In this photograph from left to right is Braina, my stepsister on my father's side, my stepmother Freida Leikind (nee Grinker), (Girshel after her first husband), my father Shoilik Leikind and on the right is Samuel Girshel, Freida's son, and I, Asia Matveyuk - first from right. This photo was taken in the middle 1930s in Nikolaev. My father kept this photograph. This is the only photo of my younger sister Braina - my father and Freida's daughter, brutally tormented to death by fascists.

My mother died in 1924. A year later my father married my grandmother's niece Freida. Her father Ruvim Grinker was grandmother Zisel's stepbrother. Freida's first husband Abram Girshel' died. She had a son named Samuel. He was the same age with me. My father and Freida registered their marriage in 1925. They didn't have a Jewish wedding. We moved in with Freida with our father. Freida's father Ruvim was a tailor and earned well. Freida's mother Mindel was a very kind and nice woman. Freida had two brothers: Boris and his wife Ida and Mendel and his wife Khasia. I only saw them once, when we went to be photographed in Nikolaev. The brothers perished during the Great Patriotic War. I have no more information about their wives.

In 1927 Freida gave birth to a girl named Braina after Freida's deceased mother. Freida was a kind and nice woman and never distinguished between her own children and her stepchildren and I began to call her 'mama'. My father like many other representatives of poor Jewish families he got fond of revolutionary ideas and dreams about a better life and construction of a communist society.

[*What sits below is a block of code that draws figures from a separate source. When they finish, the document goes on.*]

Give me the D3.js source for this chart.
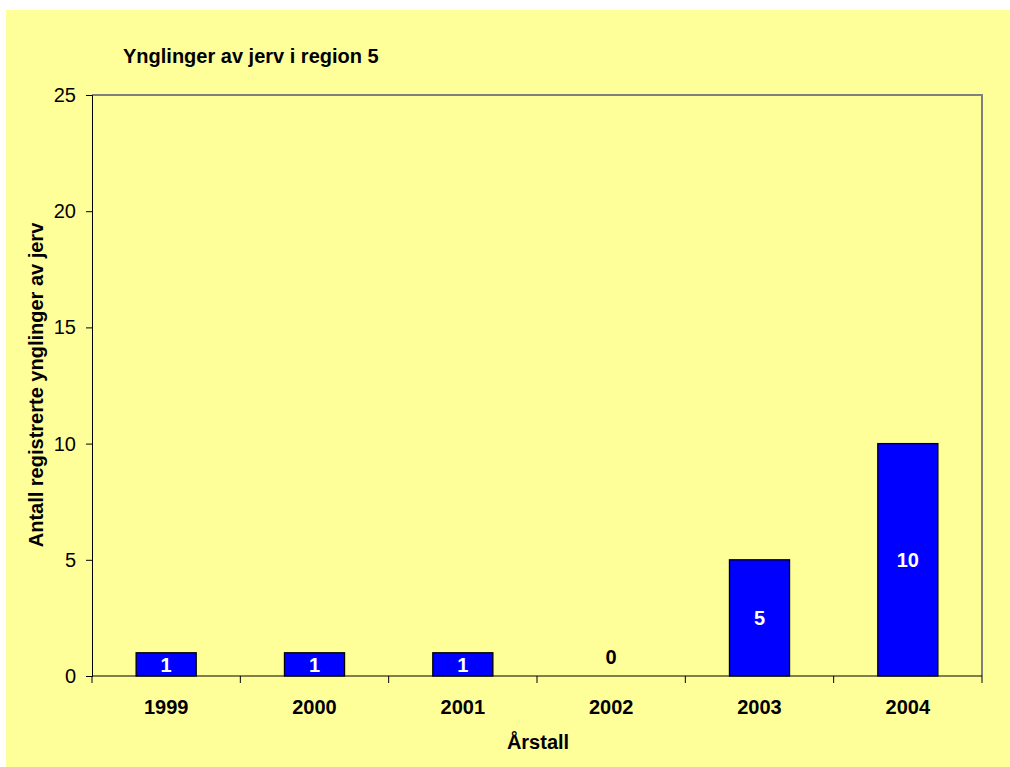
<!DOCTYPE html>
<html>
<head>
<meta charset="utf-8">
<script src="https://cdn.jsdelivr.net/npm/d3@7"></script>
<style>
  body { margin: 0; background: #fff; }
  svg { display: block; font-family: "Liberation Sans", Arial, sans-serif; }
</style>
</head>
<body>
<div id="chart"></div>
<script>
const w = 1010;
const h = 767;

const years = ["1999", "2000", "2001", "2002", "2003", "2004"];
const counts = [1, 1, 1, 0, 5, 10];
const yTicks = [0, 5, 10, 15, 20, 25];

const plotLeft = 92, plotRight = 982, plotTop = 95, plotBottom = 676;

const svg = d3.select("#chart")
  .append("svg")
  .attr("width", w)
  .attr("height", h);

svg.append("rect")
  .attr("x", 6).attr("y", 10)
  .attr("width", w - 6).attr("height", h - 10)
  .attr("fill", "#ffff99");

const x = d3.scaleBand()
  .domain(years)
  .range([plotLeft, plotRight])
  .paddingInner(0.595)
  .paddingOuter(0.2975);

const y = d3.scaleLinear()
  .domain([0, 25])
  .range([plotBottom, plotTop]);

// plot border (top and right, grey)
svg.append("path")
  .attr("d", `M${plotLeft},${plotTop}H${plotRight}V${plotBottom}`)
  .attr("fill", "none")
  .attr("stroke", "#808080")
  .attr("stroke-width", 2);

// bars
svg.selectAll("rect.bar")
  .data(counts)
  .enter()
  .append("rect")
  .attr("class", "bar")
  .attr("x", (d, i) => x(years[i]))
  .attr("y", d => y(d))
  .attr("width", x.bandwidth())
  .attr("height", d => plotBottom - y(d))
  .attr("fill", "#0000ff")
  .attr("stroke", "#000")
  .attr("stroke-width", 1.3)
  .style("display", d => d === 0 ? "none" : null);

// value labels
svg.selectAll("text.val")
  .data(counts)
  .enter()
  .append("text")
  .attr("class", "val")
  .attr("x", (d, i) => x(years[i]) + x.bandwidth() / 2)
  .attr("y", d => d === 0 ? plotBottom - 19 : (y(d) + plotBottom) / 2)
  .attr("dy", "0.36em")
  .attr("text-anchor", "middle")
  .attr("font-size", 20)
  .attr("font-weight", "bold")
  .attr("fill", d => d === 0 ? "#000" : "#fff")
  .text(d => d);

// y axis
const yAxis = svg.append("g")
  .attr("transform", `translate(${plotLeft},0)`)
  .call(d3.axisLeft(y).tickValues(yTicks).tickSize(6).tickPadding(10));
yAxis.select(".domain").attr("stroke", "#000");
yAxis.selectAll("text")
  .attr("font-size", 20)
  .attr("font-family", "Liberation Sans, Arial, sans-serif")
  .attr("fill", "#000");

// x axis with ticks between categories
const xAxisG = svg.append("g")
  .attr("transform", `translate(0,${plotBottom})`);
xAxisG.append("line")
  .attr("x1", plotLeft).attr("x2", plotRight)
  .attr("stroke", "#000");
const step = x.step();
const bounds = d3.range(years.length + 1).map(i => plotLeft + i * step);
xAxisG.selectAll("line.tick")
  .data(bounds)
  .enter()
  .append("line")
  .attr("class", "tick")
  .attr("x1", d => d).attr("x2", d => d)
  .attr("y1", 0).attr("y2", 7)
  .attr("stroke", "#000");
xAxisG.selectAll("text")
  .data(years)
  .enter()
  .append("text")
  .attr("x", d => x(d) + x.bandwidth() / 2)
  .attr("y", 38)
  .attr("text-anchor", "middle")
  .attr("font-size", 20)
  .attr("font-weight", "bold")
  .text(d => d);

// titles
svg.append("text")
  .attr("x", 123).attr("y", 63)
  .attr("font-size", 20)
  .attr("font-weight", "bold")
  .text("Ynglinger av jerv i region 5");

svg.append("text")
  .attr("x", 538).attr("y", 749)
  .attr("text-anchor", "middle")
  .attr("font-size", 20)
  .attr("font-weight", "bold")
  .text("Årstall");

svg.append("text")
  .attr("transform", `translate(43,385) rotate(-90)`)
  .attr("text-anchor", "middle")
  .attr("font-size", 20)
  .attr("font-weight", "bold")
  .text("Antall registrerte ynglinger av jerv");
</script>
</body>
</html>
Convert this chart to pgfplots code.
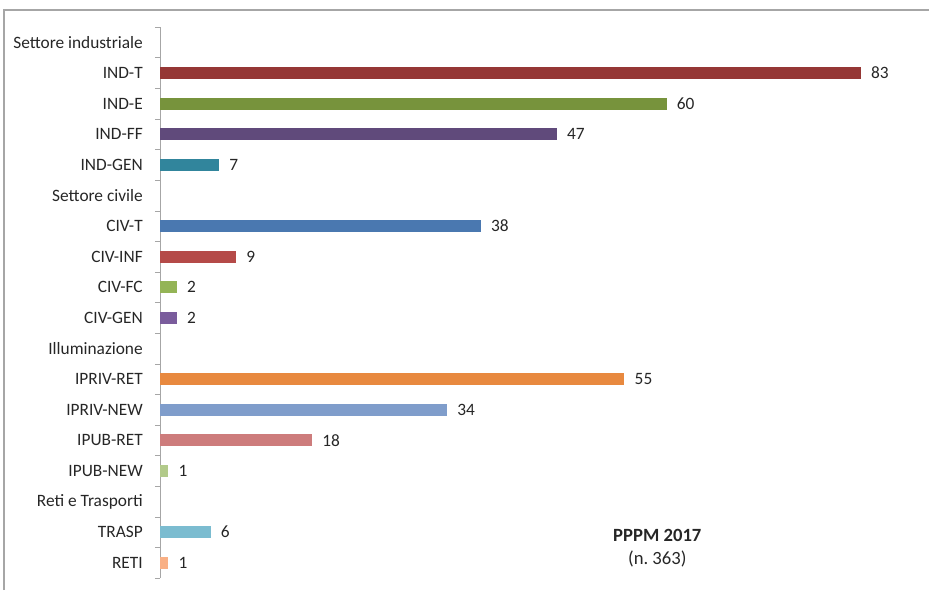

I cannot say what particularly had this effect on my father: it might have been the communist propaganda. My father stopped going to the synagogue, joined Komsomol, and became the leader of the village poor. Freida was raised in a religious family, but my father forbade her to observe Jewish traditions or celebrate holidays. He became particularly strict about it after he became a communist in 1927.

In the early 1930s collectivization took place in our village under my father's supervision. There was a Jewish kolkhoz established. It was named '120' after 120 Jews who perished during the Civil War. My father became chairman of the village council. People liked my father and called him with the Russian name of Sasha converted from his Jewish name of Shoilik. My father was a charming, handsome and very strong man.